Boring post, take II, now with more awesome!

Dec 19, 2009 18:11

My life for the past month: wake up at 7 or 8am, leave at 8 or 9, start work at 9 or 10. Work until 6 or 10pm, drive an hour home, go to bed. This is why I have been dead to the world, because I am away from my house/the internet/a phone signal for up to 14 hours every day. I only have a week more of this, so it's all cool!

NOW THAT THAT IS OUT OF THE WAY.

Daniel and I are going to be road tripping down to Durham, North Carolina early this January to visit the inestimable Elizabeth Similey and Shira Pittle*! And I think it would be pretty awesome to see as many of our friends in that general area as possible. We already have plans to stop by Gordon in Cincinnati on the way there, and maybe Josh and my brothers in Maryland and DC on the way back. I don't think we'll have time/money to make it as far north as New York or as far south as South Carolina. Is there anyone on the East Coast** who wants us to try to stop by?

Night is falling on Holland. The snow (a pitiful two inches, compared to the snow in DC and elsewhere) is still falling in a gentle, useless way. The sunset tonight is in shades of greys, warm and cool, across the sky from over the dunes. The first iceburgs haven't started this far south quite yet. This time a year ago, we had almost two feet of snow on the ground and the ice went out from shore four hundred feet, all sharp points and dangerous valleys.

I let Pixel out on the roof a bit ago, her first experience with snow! She is a cat who loves water (so long as she can control how wet she gets), and she was utterly baffled by it. It stuck to her paws and tail and it tasted funny and it wasn't firm! She was also introduced face-to-face with a tree for the first time when we dragged one in last week. It baffled her.

It's perfect, a lovely tear-shaped blue spruce, now covered in little white lights and shiny red balls. We haven't had anything on the top for ten years. I remember, with the warm-colored fuzzy lenses of childhood, a bright many-pointed golden star, and later a porcelain angel with a pure face and a delicate dress. Right now, as a place-holder, we have a paper mache Sinter Claus my aunt made years ago. Hanging behind the tree, on the stair banister, are the three huge stockings for my brothers and me, hand knit white ones with green toes and heels and little holly leaves and berries around the top. When I get to thinking about it, my family really has one of those postcard perfect Christmas atmospheres, like you see in old Hollywood films and in saccharine Hallmark movies. We had it last year, even though we thought we were losing our house and would never be able to have it again. And we have it this year, even though the boxes under the tree are mostly for looks.

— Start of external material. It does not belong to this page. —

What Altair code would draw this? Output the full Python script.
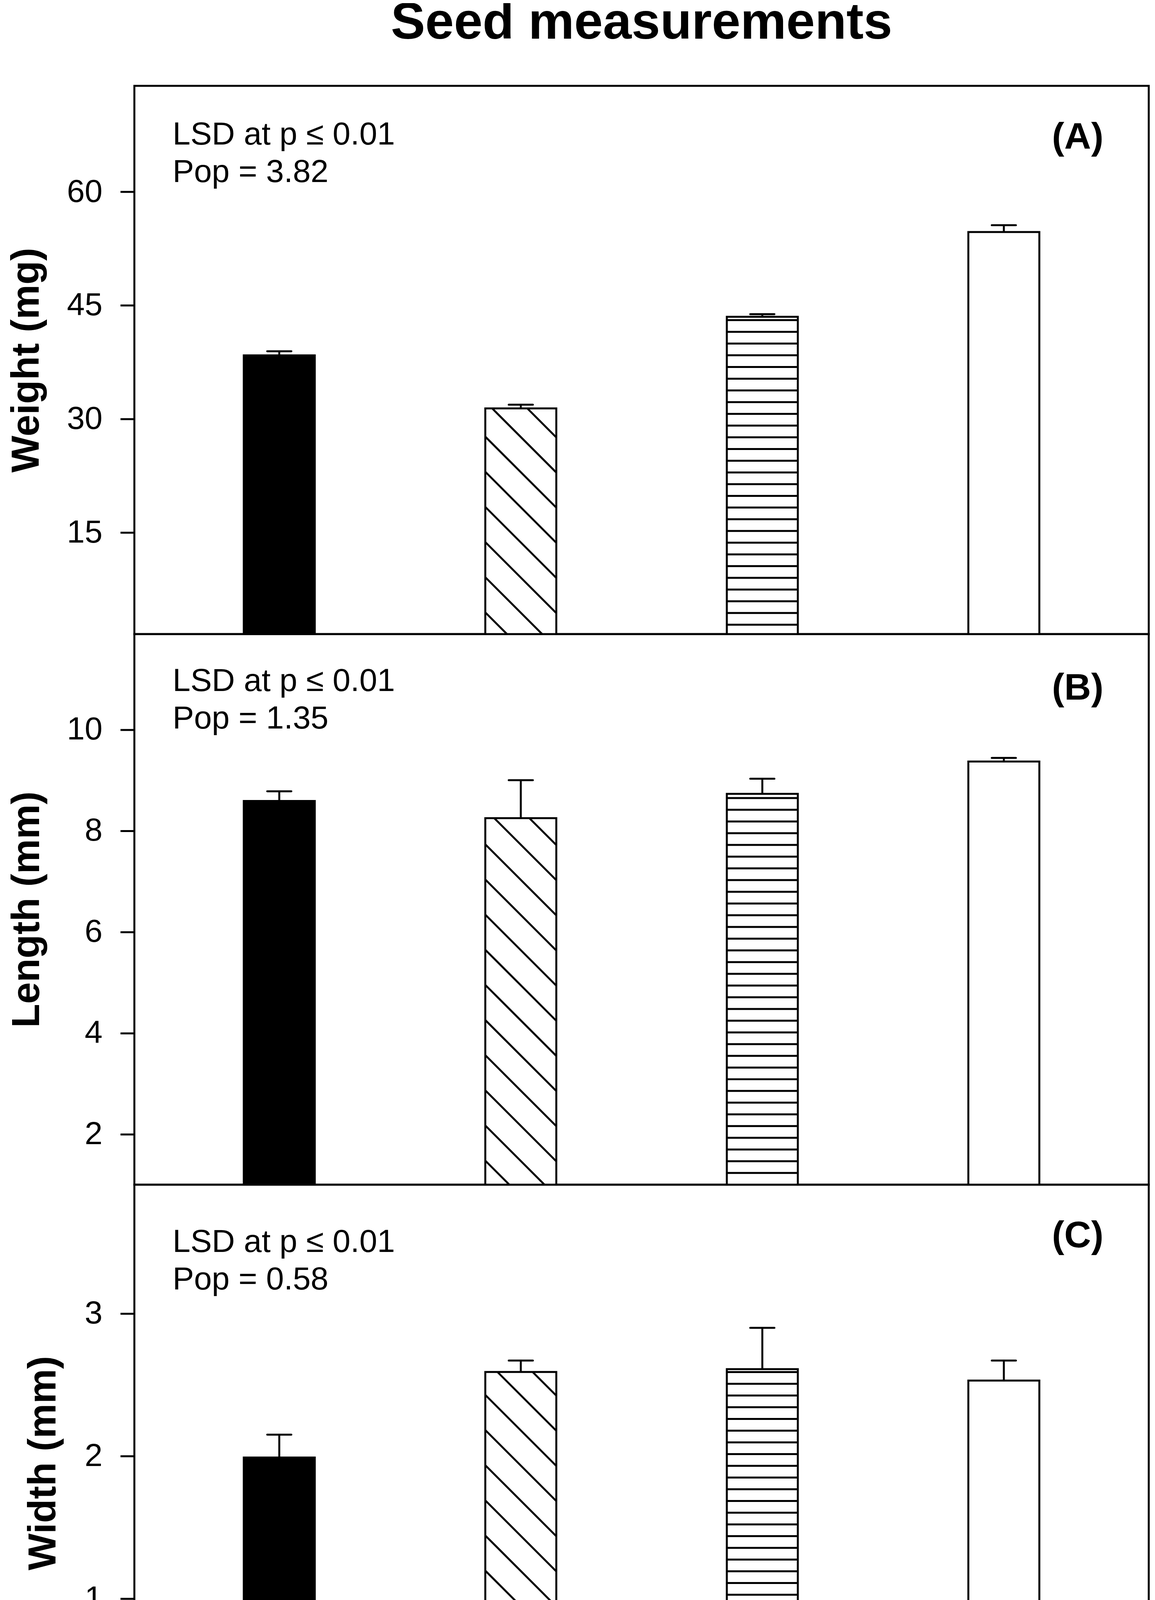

I don't remember when I stopped caring about Christmas presents. I think it was when I went away to college, but I think it really started after I came home from Scotland and all I cared about at all was how much I loved the people I was with, and how glad I was I had them. That remains one of my brightest memories. Netta, Gordon, Caitlin, Rookie, you brought me so much joy in those few days, that the thought of it acts like a little portable fire on cold days. I can warm my hands around it and it casts happy, yellow light on everything. Thank you all so much for it. I wish we weren't cast all over the world. I wish I could revisit those days.

I'm sorry, that waxed a little sugary for everyone else there. I have Garrison Keillor on in the background, singing with a pure soprano about the Mercy of God. Frankly, he could have been singing about the ingredients on a Coke can*** and I would have been weeping, because he's Garrison Keillor and I'm in one of those moods. Everything is red and gold and blue and white. I am with family that I haven't seen except for a few hours in a little over a year, and even though I wish I had a thousand long arms with which to hold everyone I wish was here a little closer to me, I am happy.

I love you.

*everything about this is exciting!
**or between Holland, Michigan and the east coast, rather?
*** My mother (and I) are both very easy to move to tears. My brothers thought it was hilarious that a coffee commercial or telephone commercial could set her off, and decided to experiment. They sat her in the kitchen and in moving voices read off the ingredients on the side of a can of soda. Laughing the whole time, my mom did, in fact, burst into tears.